Show that $P^0( a<W_\theta \leq b \vert W_t=y)\leq P^0( a<W_\theta \leq b \vert W_t=\frac{a+b}{2})$ is true for all $y \in \mathbb{R}$ where $0 \leq t <\theta<T$ and $W$ is a $1$-dimensional Brownian motion starting at $z \in \mathbb{R}$ with respect the probability measure $P^z$.
My first attempt and the problems My first idea was to use the formula of conditional probability $P(A \vert B)=\frac{P(A \cap B)}{P(B)}$ but in this case $P^0(W_t=y)=0$ and $P^0(W_t=\frac{a+b}{2})=0$ and therefore I don't know how to actually proceed since the denominator is zero
My Second attempt and the problem The other idea was to use the markov property of the Brownian motion to write
$P^0( a<W_\theta \leq b \vert W_t=y)=P^y( a<W_{\theta-t} \leq b )$
and
$P^0( a<W_\theta \leq b \vert W_t=\frac{a+b}{2})= P^{\frac{a+b}{2}}( a<W_{\theta-t} \leq b)$
Now If I can show that $P^y( a<W_{\theta-t} \leq b ) \leq P^{\frac{a+b}{2}}( a<W_{\theta-t} \leq b)$ then the proof is complete. I am stuck here since I can't show rigorously why this is true.

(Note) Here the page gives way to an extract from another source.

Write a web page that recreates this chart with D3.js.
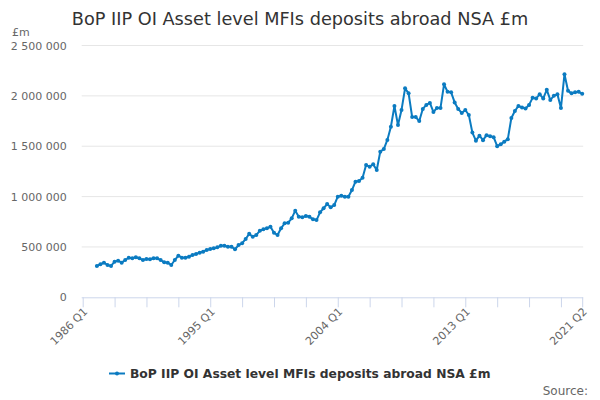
<!DOCTYPE html>
<html><head><meta charset="utf-8">
<script src="https://cdn.jsdelivr.net/npm/d3@7"></script>
<style>body{margin:0;background:#fff}svg{display:block;font-family:"DejaVu Sans",sans-serif}</style>
</head><body><svg id="c" width="600" height="400"></svg>
<script>
const titleText = "BoP IIP OI Asset level MFIs deposits abroad NSA £m";
const seriesName = "BoP IIP OI Asset level MFIs deposits abroad NSA £m";
const startYear = 1986, quarterCount = 142;
const categories = [];
for (let i = 0; i < quarterCount; i++) categories.push((startYear + Math.floor(i / 4)) + " Q" + (i % 4 + 1));
const values = [null,null,null,null,
311000,328000,344000,321000,311000,354000,364000,344000,370000,393000,
387000,397000,387000,370000,380000,377000,387000,387000,370000,347000,
344000,321000,370000,413000,393000,393000,403000,420000,430000,443000,
453000,470000,479000,486000,496000,512000,512000,502000,502000,477000,
519000,536000,579000,630000,602000,618000,661000,675000,685000,701000,
641000,618000,685000,735000,741000,784000,860000,800000,794000,807000,
800000,774000,767000,844000,884000,926000,893000,916000,999000,1009000,
999000,999000,1065000,1148000,1155000,1187000,1313000,1297000,1320000,1264000,
1446000,1472000,1562000,1694000,1899000,1710000,1860000,2075000,2025000,1790000,
1790000,1750000,1870000,1910000,1930000,1840000,1880000,1880000,2115000,2040000,
2035000,1935000,1870000,1830000,1860000,1810000,1635000,1555000,1605000,1560000,
1610000,1600000,1590000,1500000,1520000,1545000,1570000,1780000,1850000,1900000,
1885000,1875000,1910000,1980000,1975000,2015000,1975000,2060000,1960000,2000000,
2015000,1880000,2215000,2050000,2025000,2035000,2040000,2020000];
const yTicks = [0,500000,1000000,1500000,2000000,2500000];
const xTickLabels = ["1986 Q1","1995 Q1","2004 Q1","2013 Q1","2021 Q2"];
const tickEvery = 9;

const svg = d3.select("#c");
const L = 82.7, R = 582.2, T = 45.5, B = 297.3;
const x = d3.scalePoint().domain(categories).range([L, R]);
const y = d3.scaleLinear().domain([0, 2500000]).range([B, T]);
const fmt = v => d3.format(",")(v).replace(/,/g, " ");

svg.append("g").selectAll("line").data(yTicks.filter(d => d > 0)).join("line")
  .attr("x1", L - 1).attr("x2", R + 1).attr("y1", d => y(d)).attr("y2", d => y(d))
  .attr("stroke", "#e6e6e6").attr("stroke-width", 1);

const yAxis = d3.axisLeft(y).tickValues(yTicks).tickFormat(fmt).tickSize(0).tickPadding(16);
const gy = svg.append("g").attr("transform", `translate(${L},0)`).call(yAxis);
gy.select(".domain").remove();
gy.selectAll("text").attr("fill", "#666").attr("font-size", 11).attr("font-family", "DejaVu Sans");

const tickCats = categories.filter((d, i) => i % tickEvery === 0 || i === quarterCount - 1);
const xAxis = d3.axisBottom(x).tickValues(tickCats).tickSize(10)
  .tickFormat(d => xTickLabels.includes(d) ? d : "");
const gx = svg.append("g").attr("transform", `translate(0,${B})`).call(xAxis);
gx.select(".domain").attr("stroke", "#ccd6eb").attr("d", `M${L - 1},0.5H${R + 1}`);
gx.selectAll(".tick line").attr("stroke", "#ccd6eb");
gx.selectAll("text").attr("fill", "#666").attr("font-size", 11).attr("font-family", "DejaVu Sans")
  .attr("text-anchor", "end").attr("x", 0).attr("y", 0).attr("dy", 0)
  .attr("transform", "translate(5,15) rotate(-45)");

const line = d3.line().defined(d => d.v != null).x(d => x(d.c)).y(d => y(d.v));
const data = categories.map((c, i) => ({c, v: values[i]}));
const color = "#0b7bc1";
svg.append("path").datum(data).attr("d", line).attr("fill", "none")
  .attr("stroke", color).attr("stroke-width", 2).attr("stroke-linejoin", "round");
svg.append("g").selectAll("circle").data(data.filter(d => d.v != null)).join("circle")
  .attr("cx", d => x(d.c)).attr("cy", d => y(d.v)).attr("r", 2).attr("fill", color);

svg.append("text").attr("x", 300).attr("y", 25).attr("text-anchor", "middle")
  .attr("font-size", 17.7).attr("fill", "#333").text(titleText);
svg.append("text").attr("x", 12).attr("y", 36).attr("font-size", 11).attr("fill", "#666").text("£m");

const lg = svg.append("g");
lg.append("line").attr("x1", 109).attr("x2", 125).attr("y1", 373.5).attr("y2", 373.5).attr("stroke", color).attr("stroke-width", 2);
lg.append("circle").attr("cx", 117).attr("cy", 373.5).attr("r", 2).attr("fill", color);
lg.append("text").attr("x", 130).attr("y", 378).attr("font-size", 12.3).attr("font-weight", "bold").attr("fill", "#333").text(seriesName);

svg.append("text").attr("x", 588).attr("y", 395).attr("text-anchor", "end").attr("font-size", 12).attr("fill", "#666").text("Source:");
</script></body></html>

Any hints would be highly appreciated.
Using the fact that for Brownian motion $B$ w.rt $P^x$ ; $B_t$ is $N(x,t)$ distributed we have that $P^y(a<W_{\theta-t}\leq b)=\frac{1}{\sqrt{2\pi (\theta-t)}} \int_{a}^b \exp(\frac{(z-y)^2}{2(\theta-t)})dz= \frac{1}{\sqrt{2\pi }} \int_{\frac{a-y}{\sqrt{(\theta-t)}}}^{\frac{b-y}{\sqrt{(\theta-t)}}} \exp{\frac{-k^2}{2}}dk$ where the last inequality is a consequence of the subtitution $k=\frac{z-y}{\sqrt{\theta-t}}$
Similarly we get $P^{\frac{a+b}{2}}(a<W_{\theta-t}\leq b)=\frac{1}{\sqrt{2\pi }} \int_{\frac{a-b}{2\sqrt{(\theta-t)}}}^{\frac{b-a}{2\sqrt{(\theta-t)}}} \exp{\frac{-k^2}{2}}dk$
It is obvious that the length of the interval over which the two integral are computed is the same but in the latter integral, the interval is centered around zero(where the gaussian density has the highest weight) and therefore the claim follows!